Scene at the border between Haiti and the Dominican Republic near Malpasse, Haiti. (GSR photo/Chris Herlinger)
During Sr. Bernadette D'Souza's first visit to the Haitian-Dominican border, she cried.
She was surrounded by more than a dozen young men who were either Haitian or Dominicans of Haitian descent. They had just been deported from the neighboring Dominican Republic, a Spanish-speaking country with a long and uneasy relationship with Creole-speaking Haiti, which is now, because of what critics call racism against Haitians and the vicissitudes of internal Dominican politics, deporting hundreds each day.

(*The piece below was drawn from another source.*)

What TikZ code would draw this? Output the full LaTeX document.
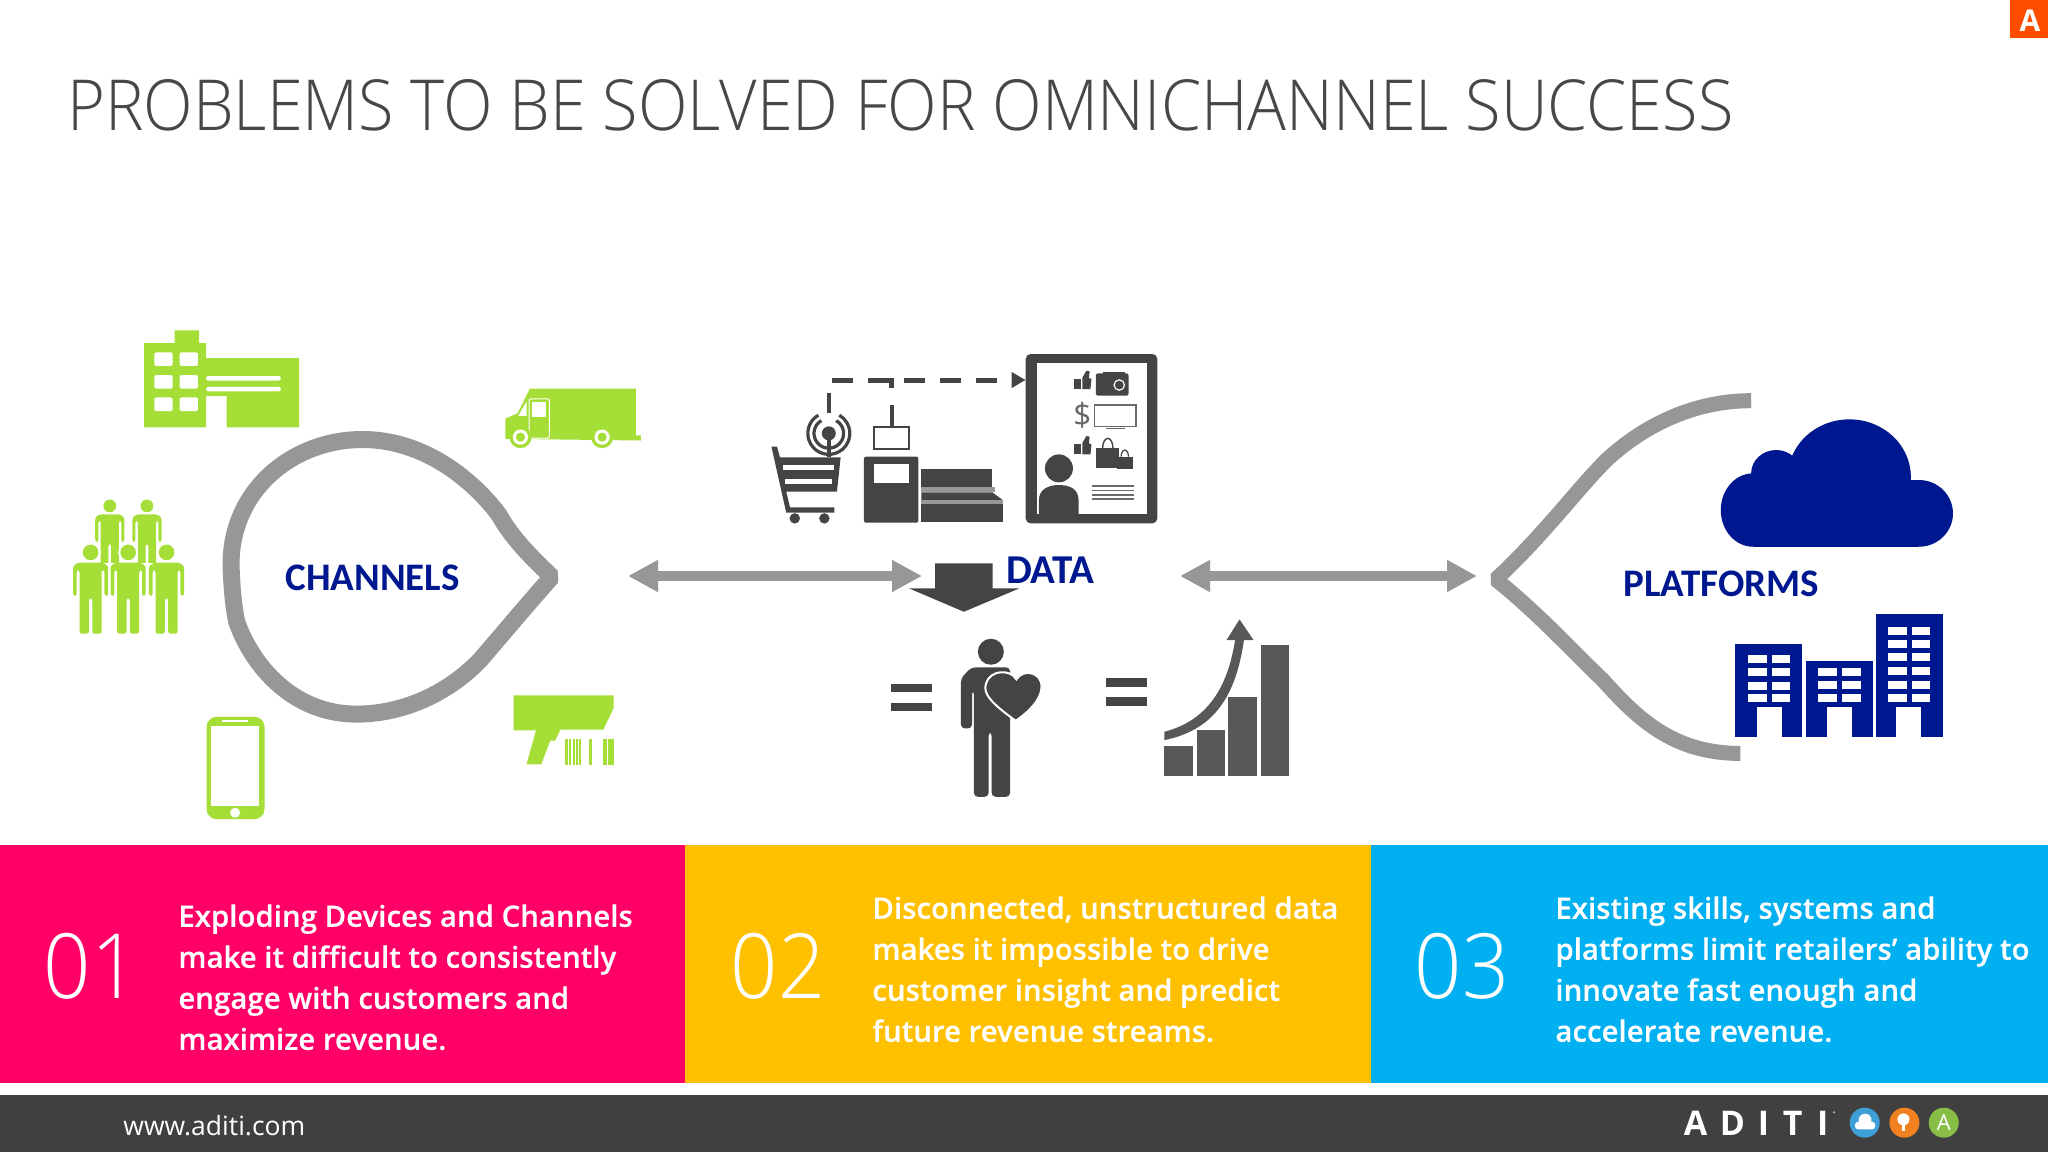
\documentclass[tikz,border=0pt]{standalone}
\usepackage{fontspec}
\setmainfont{Open Sans}
\newfontfamily\labelfont{Carlito}
\newfontfamily\titlefont[FakeStretch=0.92]{Open Sans Light}
\newfontfamily\barfont[FakeBold=0.25]{Open Sans Semibold}
\usetikzlibrary{positioning,arrows.meta}
\definecolor{lime}{HTML}{A5DE37}
\definecolor{navy}{HTML}{00188F}
\definecolor{ringgray}{HTML}{979699}
\definecolor{icondark}{HTML}{444446}
\definecolor{chartdark}{HTML}{58585A}
\definecolor{pinkbar}{HTML}{FF0066}
\definecolor{yellowbar}{HTML}{FFC000}
\definecolor{bluebar}{HTML}{00B0F0}
\definecolor{footdark}{HTML}{404040}
\definecolor{cornerred}{HTML}{FF4D00}
\definecolor{logoblue}{HTML}{3D9FD6}
\definecolor{logoorange}{HTML}{F08020}
\definecolor{logogreen}{HTML}{88BE45}
\tikzset{
    x=0.5pt,
    y=-0.5pt,
    zoomA/.style = {shift={(40,310)}, x=0.2041pt, y=-0.1695pt},
    zoomB/.style = {shift={(740,330)}, x=0.185pt, y=-0.1667pt},
    zoomC/.style = {shift={(1460,370)}, x=0.1786pt, y=-0.1667pt},
    zoomD/.style = {shift={(1600,1060)}, x=0.1667pt, y=-0.1667pt},
    ring/.style = {draw=ringgray, line width=8.5pt, line join=bevel},
    twoway/.style = {draw=ringgray, line width=5pt, {Triangle[length=15pt,width=15pt]}-{Triangle[length=15pt,width=15pt]}},
    heading/.style = {font=\labelfont\bfseries\fontsize{19.5}{22}\selectfont, text=navy, inner sep=0pt},
    number/.style = {font=\titlefont\fontsize{45}{48}\selectfont, text=white, inner sep=0pt},
    bartext/.style = {font=\barfont\fontsize{14.7}{20.5}\selectfont, text=white, inner sep=0pt, anchor=north west, align=left},
    figure/.pic = {
        \fill[lime, rounded corners=1.2pt] (-43,128) -- (-43,40) -- (-30,30) -- (30,30) -- (43,40) -- (43,128) -- (34,128) -- (34,52) -- (27,52) -- (27,240) -- (4,240) -- (4,135) -- (-4,135) -- (-4,240) -- (-27,240) -- (-27,52) -- (-34,52) -- (-34,128) -- cycle;
    },
}

\begin{document}
\begin{tikzpicture}
    \useasboundingbox (0,0) rectangle (2048,1152);
    \fill[white] (0,0) rectangle (2048,1152);

    % title and corner mark
    \node[font=\titlefont\fontsize{35.2}{40}\selectfont, text=black!72, anchor=base west, inner sep=0pt] (title) at (67,130) {PROBLEMS TO BE SOLVED FOR OMNICHANNEL SUCCESS};
    \fill[cornerred] (2010,0) rectangle (2048,38);
    \node[font=\bfseries\fontsize{15}{15}\selectfont, text=white, inner sep=0pt] (corner) at (2030,21) {A};

    % channels
    \begin{scope}[zoomA]
        \draw[ring] (1254,787) .. controls (1190,715) and (1150,660) .. (1125,605) .. controls (1060,500) and (940,382) .. (790,382) .. controls (620,382) and (468,530) .. (468,750) .. controls (470,830) and (475,880) .. (482,920) .. controls (520,1050) and (620,1192) .. (775,1192) .. controls (900,1192) and (1010,1120) .. (1080,1030) .. controls (1130,960) and (1200,860) .. (1254,787) -- cycle;
        \node[heading] (channels) at (815,790) {CHANNELS};
        % office
        \fill[lime] (255,98) -- (330,98) -- (330,60) -- (390,60) -- (390,98) -- (407,98) -- (407,142) -- (635,142) -- (635,346) -- (457,346) -- (457,254) -- (407,254) -- (407,346) -- (255,346) -- cycle;
        \foreach \xa in {280,342} \foreach \ya in {125,192,258}
            \fill[white, rounded corners=1pt] (\xa,\ya) rectangle ++(45,40);
        \fill[white, rounded corners=1pt] (407,195) rectangle (590,208);
        \fill[white, rounded corners=1pt] (407,227) rectangle (590,240);
        % truck
        \fill[lime] (1200,232) -- (1460,232) -- (1460,370) -- (1472,370) -- (1472,385) -- (1140,380) -- (1140,320) -- (1170,305) -- cycle;
        \fill[white] (1172,312) -- (1192,270) -- (1192,312) -- cycle;
        \draw[white, line width=0.5pt, rounded corners=1pt] (1198,262) rectangle (1248,378);
        \fill[white] (1205,272) rectangle (1240,315);
        \foreach \xa in {1177,1377} {
            \fill[lime] (\xa,375) circle[radius=5.5pt];
            \fill[white] (\xa,375) circle[radius=3.8pt];
            \fill[lime] (\xa,375) circle[radius=2.3pt];
        }
        % scanner
        \fill[lime] (1160,1137) -- (1405,1137) -- (1405,1175) -- (1380,1238) -- (1275,1238) -- (1262,1270) -- (1250,1270) -- (1228,1340) -- (1192,1340) -- (1215,1240) -- (1160,1240) -- cycle;
        \foreach \xa/\wa in {1287/6,1297/4,1305/5,1314/3,1321/4,1345/7,1378/10,1392/13}
            \fill[lime] (\xa,1265) rectangle ++(\wa,76);
        % phone
        \fill[lime, rounded corners=5pt] (408,1200) rectangle (550,1502);
        \fill[white] (420,1228) rectangle (537,1462);
        \fill[white] (447,1210) rectangle (510,1216);
        \fill[white] (478,1483) circle[radius=2.5pt];
        % people
        \begin{scope}
            \clip (100,540) rectangle (320,745);
            \fill[lime] (171,578) circle[radius=3.2pt];
            \fill[lime] (262,578) circle[radius=3.2pt];
            \pic[scale=0.83] at (171,578) {figure};
            \pic[scale=0.83] at (262,578) {figure};
        \end{scope}
        \foreach \xa in {124,216,310} {
            \fill[white] (\xa,715) circle[radius=5pt];
            \fill[lime] (\xa,715) circle[radius=3.9pt];
            \pic at (\xa,715) {figure};
        }
    \end{scope}

    % data
    \begin{scope}[zoomB]
        % cart
        \fill[icondark] (85,350) -- (100,350) -- (108,382) -- (272,382) -- (262,485) -- (125,485) -- (135,532) -- (255,532) -- (255,548) -- (125,548) -- cycle;
        \fill[white] (115,405) rectangle (255,420);
        \fill[white] (122,447) rectangle (248,462);
        \fill[icondark] (148,565) circle[radius=2.6pt];
        \fill[icondark] (228,565) circle[radius=2.6pt];
        \draw[icondark, line width=2.2pt] (240,188) -- (240,250);
        \draw[icondark, line width=2.2pt] (240,310) -- (240,380);
        \fill[icondark] (240,310) circle[radius=3.5pt];
        \draw[icondark, line width=1.6pt] (240,310) ++(120:7.4pt) arc[start angle=120, end angle=420, radius=7.4pt];
        \draw[icondark, line width=1.6pt] (240,310) ++(120:10.5pt) arc[start angle=120, end angle=420, radius=10.5pt];
        % kiosk and counter
        \fill[icondark, rounded corners=1pt] (335,380) rectangle (482,578);
        \fill[white] (362,402) rectangle (458,458);
        \draw[icondark, line width=1pt] (362,290) rectangle (458,358);
        \draw[icondark, line width=2.2pt] (410,225) -- (410,290);
        \fill[icondark] (490,418) rectangle (682,472);
        \fill[icondark!55] (490,472) rectangle (690,487);
        \fill[icondark] (490,487) -- (682,487) -- (710,510) -- (490,510) -- cycle;
        \fill[icondark!55] (490,510) rectangle (710,522);
        \fill[icondark] (490,522) rectangle (712,577);
        % profile panel
        \fill[icondark, rounded corners=2.5pt] (772,72) rectangle (1128,580);
        \fill[white] (802,100) rectangle (1100,552);
        \fill[icondark] (862,415) circle[radius=7pt];
        \fill[icondark] (808,553) -- (808,510) .. controls (808,480) and (830,465) .. (862,465) .. controls (895,465) and (915,480) .. (915,510) -- (915,553) -- cycle;
        \foreach \ya in {122,318} {
            \fill[icondark] (903,\ya+25) rectangle ++(18,30);
            \fill[icondark] (925,\ya+55) -- (925,\ya+22) -- (936,\ya) -- (945,\ya+2) -- (943,\ya+22) -- (950,\ya+25) -- (947,\ya+55) -- cycle;
        }
        \fill[icondark, rounded corners=1pt] (962,130) rectangle (1050,197);
        \fill[icondark] (980,125) rectangle (1040,135);
        \draw[white, line width=0.6pt] (1025,165) circle[radius=2.6pt];
        \node[font=\fontsize{16}{16}\selectfont, text=icondark!80, inner sep=0pt] (dollar) at (925,255) {\$};
        \draw[icondark!80, line width=0.7pt] (958,225) rectangle (1070,290);
        \draw[icondark!80, line width=0.7pt] (990,296) -- (1040,296);
        \fill[icondark] (962,355) rectangle (1025,415);
        \fill[icondark] (1020,380) rectangle (1062,418);
        \draw[icondark, line width=0.7pt] (980,355) arc[start angle=180, end angle=360, x radius=14, y radius=30];
        \draw[icondark, line width=0.6pt] (1030,380) arc[start angle=180, end angle=360, x radius=10, y radius=20];
        \foreach \ya in {468,481,494,507}
            \draw[icondark!80, line width=0.8pt] (950,\ya) -- (1065,\ya);
        % dashed link
        \coordinate (cartlink) at (248,150);
        \coordinate (panellink) at (772,150);
        \draw[icondark, line width=2.5pt, dash pattern=on 10.5pt off 7.5pt, -{Triangle[length=7pt,width=7.5pt]}] (cartlink) -- (panellink);
        \draw[icondark, line width=2.5pt] (400,150) -- (410,150) -- (410,175);
        % down arrow and label
        \fill[icondark] (527,700) -- (683,700) -- (683,775) -- (755,775) -- (605,845) -- (457,775) -- (527,775) -- cycle;
        \node[heading, font=\labelfont\bfseries\fontsize{20.5}{22}\selectfont, right=0pt of {(718,720)}] (data) {DATA};
        % customer
        \fill[icondark] (407,1063) rectangle (518,1087);
        \fill[icondark] (407,1118) rectangle (518,1142);
        \fill[icondark] (678,965) circle[radius=6.5pt];
        \fill[icondark, rounded corners=2pt] (597,1195) -- (597,1045) -- (625,1012) -- (730,1012) -- (730,1400) -- (680,1400) -- (680,1205) -- (672,1205) -- (672,1400) -- (632,1400) -- (632,1080) -- (627,1080) -- (627,1195) -- cycle;
        \filldraw[fill=icondark, draw=white, line width=1pt] (745,1172) .. controls (680,1120) and (655,1090) .. (665,1060) .. controls (675,1020) and (730,1015) .. (747,1048) .. controls (765,1015) and (815,1025) .. (815,1070) .. controls (815,1110) and (775,1150) .. (745,1172) -- cycle;
        \fill[icondark] (988,1043) rectangle (1100,1070);
        \fill[icondark] (988,1100) rectangle (1100,1127);
        % revenue chart
        \foreach \xa/\ya in {1147/1248,1234/1200,1320/1102,1407/945}
            \fill[chartdark] (\xa,\ya) rectangle ++(77,390-\ya+948);
        \fill[chartdark] (1147,1230) .. controls (1280,1200) and (1340,1100) .. (1362,930) -- (1388,930) -- (1350,868) -- (1315,930) -- (1338,930) .. controls (1320,1060) and (1270,1170) .. (1147,1205) -- cycle;
    \end{scope}

    % platforms
    \begin{scope}[zoomC]
        \draw[ring, line width=7.5pt] (815,92) .. controls (640,92) and (500,180) .. (410,270) .. controls (330,355) and (230,500) .. (100,628) .. controls (220,730) and (330,860) .. (400,930) .. controls (500,1050) and (600,1150) .. (785,1150);
        \node[heading] (platforms) at (732,642) {PLATFORMS};
        % cloud
        \fill[navy] (820,420) circle[x radius=90, y radius=110];
        \fill[navy] (885,310) circle[x radius=70, y radius=70];
        \fill[navy] (1090,320) circle[x radius=172, y radius=172];
        \fill[navy] (1285,430) circle[x radius=95, y radius=100];
        \fill[navy] (820,330) rectangle (1285,530);
        % towers
        \fill[navy] (771,822) rectangle (958,1100);
        \fill[navy] (968,874) rectangle (1155,1100);
        \fill[navy] (1165,732) rectangle (1352,1100);
        \fill[white] (830,1010) rectangle (900,1100);
        \fill[white] (1027,1010) rectangle (1097,1100);
        \fill[white] (1220,1010) rectangle (1290,1100);
        \foreach \ya in {855,895,935,973} {
            \fill[white] (805,\ya) rectangle ++(53,24);
            \fill[white] (872,\ya) rectangle ++(53,24);
        }
        \foreach \ya in {893,933,971} {
            \fill[white] (1002,\ya) rectangle ++(53,24);
            \fill[white] (1069,\ya) rectangle ++(53,24);
        }
        \foreach \ya in {770,810,850,890,932,972} {
            \fill[white] (1198,\ya) rectangle ++(52,24);
            \fill[white] (1265,\ya) rectangle ++(52,24);
        }
    \end{scope}

    % links between the three groups
    \coordinate (leftA) at (628,576);
    \coordinate (leftB) at (922,576);
    \coordinate (rightA) at (1180,576);
    \coordinate (rightB) at (1477,576);
    \draw[twoway] (leftA) -- (leftB);
    \draw[twoway] (rightA) -- (rightB);

    % three bars
    \fill[pinkbar] (0,845) rectangle (685,1083);
    \fill[yellowbar] (685,845) rectangle (1371,1083);
    \fill[bluebar] (1371,845) rectangle (2048,1083);
    \node[number] (one) at (91,966) {01};
    \node[number] (two) at (778,966) {02};
    \node[number] (three) at (1462,966) {03};
    \node[bartext] (pinktext) at (178,904) {Exploding Devices and Channels\\make it difficult to consistently\\engage with customers and\\maximize revenue.};
    \node[bartext] (yellowtext) at (872,896) {Disconnected, unstructured data\\makes it impossible to drive\\customer insight and predict\\future revenue streams.};
    \node[bartext] (bluetext) at (1555,896) {Existing skills, systems and\\platforms limit retailers’ ability to\\innovate fast enough and\\accelerate revenue.};

    % footer
    \fill[footdark] (0,1095) rectangle (2048,1152);
    \node[font=\fontsize{13.25}{14}\selectfont, text=white, anchor=base west, inner sep=0pt] (site) at (123,1135) {www.aditi.com};
    \begin{scope}[zoomD]
        \foreach \xa/\la in {287/A,397/D,490/I,578/T,668/I}
            \node[font=\bfseries\fontsize{17}{17}\selectfont, text=white, inner sep=0pt] (logo\la) at (\xa,190) {\la};
        \fill[white!70!black] (702,157) circle[radius=0.6pt];
        \fill[logoblue] (794,188) circle[radius=7.5pt];
        \fill[white, rounded corners=1.5pt] (765,185) rectangle (825,208);
        \fill[white] (795,180) circle[radius=3.2pt];
        \fill[logoorange] (913,188) circle[radius=7.5pt];
        \fill[white] (910,178) circle[radius=3pt];
        \fill[white] (905,190) rectangle (915,212);
        \fill[logogreen] (1031,188) circle[radius=7.5pt];
        \node[font=\fontsize{11}{11}\selectfont, text=white, inner sep=0pt] (logoroundA) at (1031,188) {A};
    \end{scope}
\end{tikzpicture}
\end{document}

The men were stuck at the border because they did not have the money to take a bus to rejoin their families in Haiti, many of whom live in the capital of Port-au-Prince, about 40 miles from Malpasse. Jesuit Refugee Service (JRS) welcomes the men and tries to help them locate families in Haiti. The organization's mission is to help those who have no other means to leave the border area.
D'Souza, who is from India, joined JRS on a recent Thursday, as did her fellow sister from the Society of the Daughters of the Heart of Mary, Sr. Maria Maglene Pinto of Brazil. Pinto had been to the border before and knew its disorder, uncertainty and dread.
But D'Souza was startled, amazed and not a little incredulous that she and others working with a team from JRS were the only ones offering any kind of support to the young men.